Managing finances after marriage often becomes a major challenge for newlyweds. Following the significant expenses of a wedding, additional cost such as home decoration, travel, gifts and celebrations can multiply rapidly.
If you are reasonably well-settled with a decent job or business, a personal loan can be a practical solution to handle post-wedding expenses. This type of loan provides immediate financial assistance with flexible repayment options.
However, before taking out a loan, it is essential to review the interest rate, processing fees and repayment terms carefully.
Compared to borrowing from others or liquidating savings, obtaining a personal loan from a bank offers several advantages for newly married couples. Some of the key benefits include:
When taking out a personal loan, the purpose of the loan is not strictly defined. Borrowers are free to spend the money as they choose.

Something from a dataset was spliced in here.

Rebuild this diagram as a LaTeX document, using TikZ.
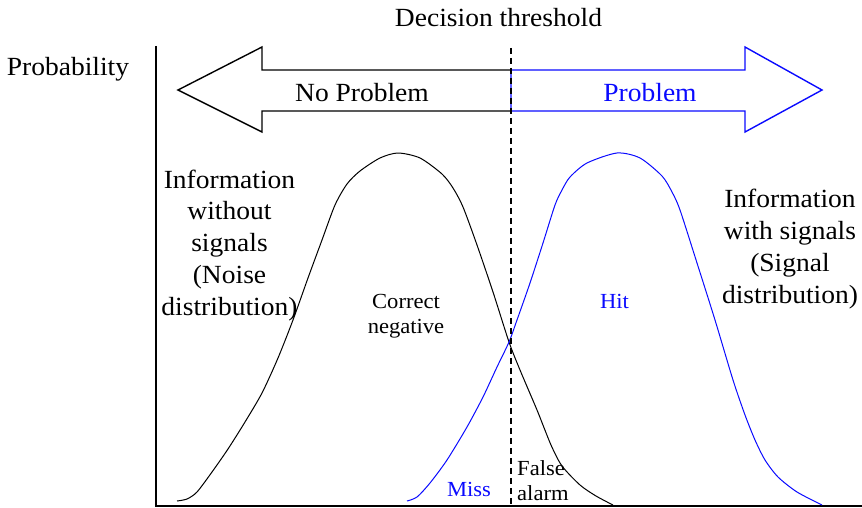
\documentclass[tikz,border=0pt]{standalone}
\usepackage{fontspec}
\setmainfont[FakeStretch=1.05]{Liberation Serif}
\definecolor{sigblue}{RGB}{10,10,255}
\begin{document}
\begin{tikzpicture}[x=1pt,y=-1pt,
  big/.style={font=\fontsize{26.2}{31.7}\selectfont, inner sep=0pt, anchor=base, align=center},
  small/.style={font=\fontsize{21.5}{24.5}\selectfont, inner sep=0pt, anchor=base, align=center},
  curve/.style={line width=1pt, line join=round},
  axisline/.style={line width=1.8pt},
  arrowline/.style={line width=1.4pt, line join=miter},
  threshline/.style={line width=1.2pt, dash pattern=on 6pt off 4pt}]
\useasboundingbox (0,0) rectangle (862,508);
% axes
\coordinate (ytop) at (156,46);
\coordinate (origin) at (156,506);
\coordinate (xend) at (862,506);
\draw[axisline] (ytop) -- (origin) -- (xend);
% double arrow
\draw[arrowline] (511,70) -- (262,70) -- (262,47) -- (178,90) -- (262,132) -- (262,111) -- (511,111);
\draw[arrowline, sigblue] (511,70) -- (745,70) -- (745,47) -- (822,90) -- (745,132) -- (745,111) -- (511,111) -- cycle;
% noise distribution
\draw[curve] plot[smooth, tension=0.45] coordinates {(177,501) (187,499) (197,492) (212,472) (228,449) (245,422) (262,393) (278,358) (293,320) (308,278) (322,240) (335,205) (347,184) (360,171) (380,158) (398,153) (420,158) (442,174) (453,188) (463,207) (477,245) (493,292) (509,342) (520,370) (537,410) (551,445) (562,466) (580,485) (596,496) (613,505)};
% signal distribution
\draw[curve, sigblue] plot[smooth, tension=0.45] coordinates {(407,501) (417,497) (430,483) (447,460) (467,427) (483,397) (497,367) (509,342) (517,320) (530,283) (543,243) (555,205) (562,190) (570,177) (587,163) (617,153) (640,158) (662,176) (672,192) (680,210) (697,263) (715,320) (733,380) (745,415) (755,440) (765,460) (778,477) (797,492) (822,505)};
% threshold
\coordinate (thtop) at (511,48);
\coordinate (thbot) at (511,506);
\draw[threshline] (thtop) -- (thbot);
% texts (base anchor = baseline of the last line)
\node[big] (prob) at (68,76) {Probability};
\node[big] (dt) at (498.5,27) {Decision threshold};
\node[big] (np) at (362,102) {No Problem};
\node[big, text=sigblue] (pr) at (650,102) {Problem};
\node[big] (noise) at (229.5,315) {Information\\without\\signals\\(Noise\\distribution)};
\node[big] (signal) at (790,303) {Information\\with signals\\(Signal\\distribution)};
\node[small] (cn) at (406,333) {Correct\\negative};
\node[small, text=sigblue] (hit) at (614.5,308) {Hit};
\node[small, text=sigblue] (miss) at (469,496) {Miss};
\node[small, anchor=base west, align=left] (fa) at (517,500) {False\\alarm};
\end{tikzpicture}
\end{document}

This flexibility is one of the biggest advantages of a personal loan. Newlyweds can use the funds for home furnishing, a honeymoon trip, purchasing gold or furniture, or even buying a car.
Personal loans are typically unsecured, meaning no asset, gold or property needs to be pledged as security.

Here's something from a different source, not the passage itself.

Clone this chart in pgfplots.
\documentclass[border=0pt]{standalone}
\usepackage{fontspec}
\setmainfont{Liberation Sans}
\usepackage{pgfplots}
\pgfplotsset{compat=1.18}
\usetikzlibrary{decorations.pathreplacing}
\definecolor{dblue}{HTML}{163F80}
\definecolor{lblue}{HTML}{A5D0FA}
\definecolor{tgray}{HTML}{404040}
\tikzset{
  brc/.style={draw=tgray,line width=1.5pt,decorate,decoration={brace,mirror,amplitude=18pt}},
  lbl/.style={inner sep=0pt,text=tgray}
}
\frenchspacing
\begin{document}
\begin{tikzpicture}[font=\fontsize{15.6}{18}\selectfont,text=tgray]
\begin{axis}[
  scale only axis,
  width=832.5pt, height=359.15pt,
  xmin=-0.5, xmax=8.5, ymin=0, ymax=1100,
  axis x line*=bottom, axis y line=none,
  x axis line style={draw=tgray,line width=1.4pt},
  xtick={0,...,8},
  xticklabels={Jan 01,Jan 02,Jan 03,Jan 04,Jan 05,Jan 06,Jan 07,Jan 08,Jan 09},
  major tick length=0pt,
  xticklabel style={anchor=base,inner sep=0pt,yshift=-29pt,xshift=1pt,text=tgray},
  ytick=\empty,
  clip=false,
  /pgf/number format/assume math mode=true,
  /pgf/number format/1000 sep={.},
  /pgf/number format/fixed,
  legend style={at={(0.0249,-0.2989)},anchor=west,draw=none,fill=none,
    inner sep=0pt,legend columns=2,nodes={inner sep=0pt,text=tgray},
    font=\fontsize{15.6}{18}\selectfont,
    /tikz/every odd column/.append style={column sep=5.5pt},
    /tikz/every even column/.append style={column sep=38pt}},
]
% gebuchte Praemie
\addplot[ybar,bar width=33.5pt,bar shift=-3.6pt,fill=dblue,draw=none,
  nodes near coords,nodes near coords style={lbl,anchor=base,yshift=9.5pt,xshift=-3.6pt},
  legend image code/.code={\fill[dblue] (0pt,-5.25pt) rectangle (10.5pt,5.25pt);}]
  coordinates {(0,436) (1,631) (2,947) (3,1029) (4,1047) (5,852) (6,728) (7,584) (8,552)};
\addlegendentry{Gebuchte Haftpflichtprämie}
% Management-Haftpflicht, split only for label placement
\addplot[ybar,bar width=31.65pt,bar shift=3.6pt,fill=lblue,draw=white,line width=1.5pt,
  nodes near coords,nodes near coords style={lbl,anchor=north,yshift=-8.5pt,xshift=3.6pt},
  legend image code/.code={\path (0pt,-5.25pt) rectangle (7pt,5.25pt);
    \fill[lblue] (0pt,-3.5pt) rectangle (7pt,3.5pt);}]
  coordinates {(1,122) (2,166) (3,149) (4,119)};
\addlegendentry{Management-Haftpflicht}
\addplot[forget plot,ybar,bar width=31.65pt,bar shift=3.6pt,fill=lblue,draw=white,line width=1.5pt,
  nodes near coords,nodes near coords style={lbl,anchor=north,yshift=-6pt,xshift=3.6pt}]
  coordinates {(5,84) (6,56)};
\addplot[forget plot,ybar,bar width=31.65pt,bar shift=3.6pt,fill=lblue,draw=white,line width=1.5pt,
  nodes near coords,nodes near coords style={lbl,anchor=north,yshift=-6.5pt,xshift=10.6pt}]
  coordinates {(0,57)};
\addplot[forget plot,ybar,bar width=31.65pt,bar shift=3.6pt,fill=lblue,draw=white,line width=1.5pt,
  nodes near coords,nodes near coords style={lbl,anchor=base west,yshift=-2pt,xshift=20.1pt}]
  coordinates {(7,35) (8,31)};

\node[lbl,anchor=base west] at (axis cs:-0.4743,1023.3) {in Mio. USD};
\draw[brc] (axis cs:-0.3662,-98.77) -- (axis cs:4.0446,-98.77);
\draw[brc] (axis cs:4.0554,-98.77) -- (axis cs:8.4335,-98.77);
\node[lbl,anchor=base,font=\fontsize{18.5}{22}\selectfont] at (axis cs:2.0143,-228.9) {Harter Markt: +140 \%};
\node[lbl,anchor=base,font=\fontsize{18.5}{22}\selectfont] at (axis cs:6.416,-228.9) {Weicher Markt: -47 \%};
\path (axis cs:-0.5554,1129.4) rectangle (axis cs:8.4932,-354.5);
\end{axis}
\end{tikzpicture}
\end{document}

This is particularly beneficial for newly married couples, as they may not yet possess substantial assets. It allows them to obtain the necessary funds without taking on additional financial risk.

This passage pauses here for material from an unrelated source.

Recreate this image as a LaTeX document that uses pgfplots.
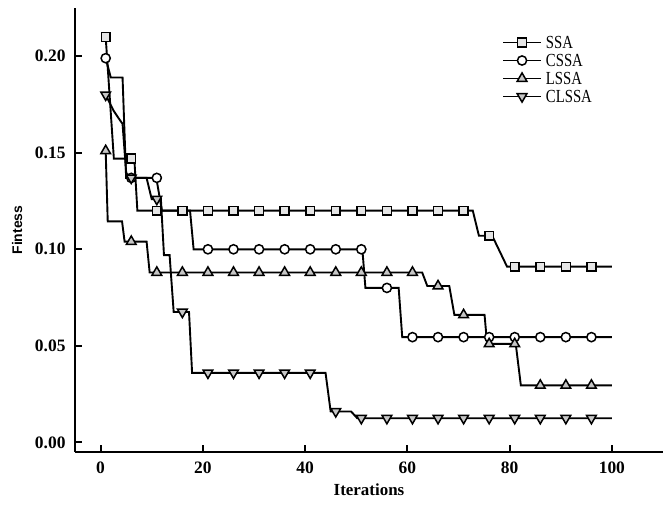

Thanks to technological advancements and digital banking, banks now process personal loans swiftly.
Upon submission of the required documents and verification of eligibility, loan funds are usually disbursed within seven working days and in many cases, within 24 to 48 hours. This enables couples to meet urgent financial needs without undue stress.
Most banks allow repayment periods of up to five years or 60 months. Couples should evaluate which repayment term best suits their financial situation.
It is also important to understand the repayment method, for instance, whether the instalments will be automatically deducted from a bank account. Automatic online payments can provide convenience and ensure timely repayments.
Interest rates and repayment conditions may vary between banks. Therefore, it is wise to compare loan offers carefully to find the most favourable terms.
After marriage, many families resort to withdrawing fixed deposits or encashing savings certificates to cover extra expenses, which can be financially detrimental in the long run.
A well-planned personal loan prevents this situation, helping couples preserve their savings and investments while maintaining financial stability.
Although personal loans are easily accessible, they usually carry high interest rates. Late repayments may result in penalties.
Therefore, newlyweds should seek advice from financial experts and assess their repayment capacity before taking on such a commitment.
Informed decision-making and responsible borrowing can help ensure that a personal loan becomes a financial tool, not a burden, for a newly married couple.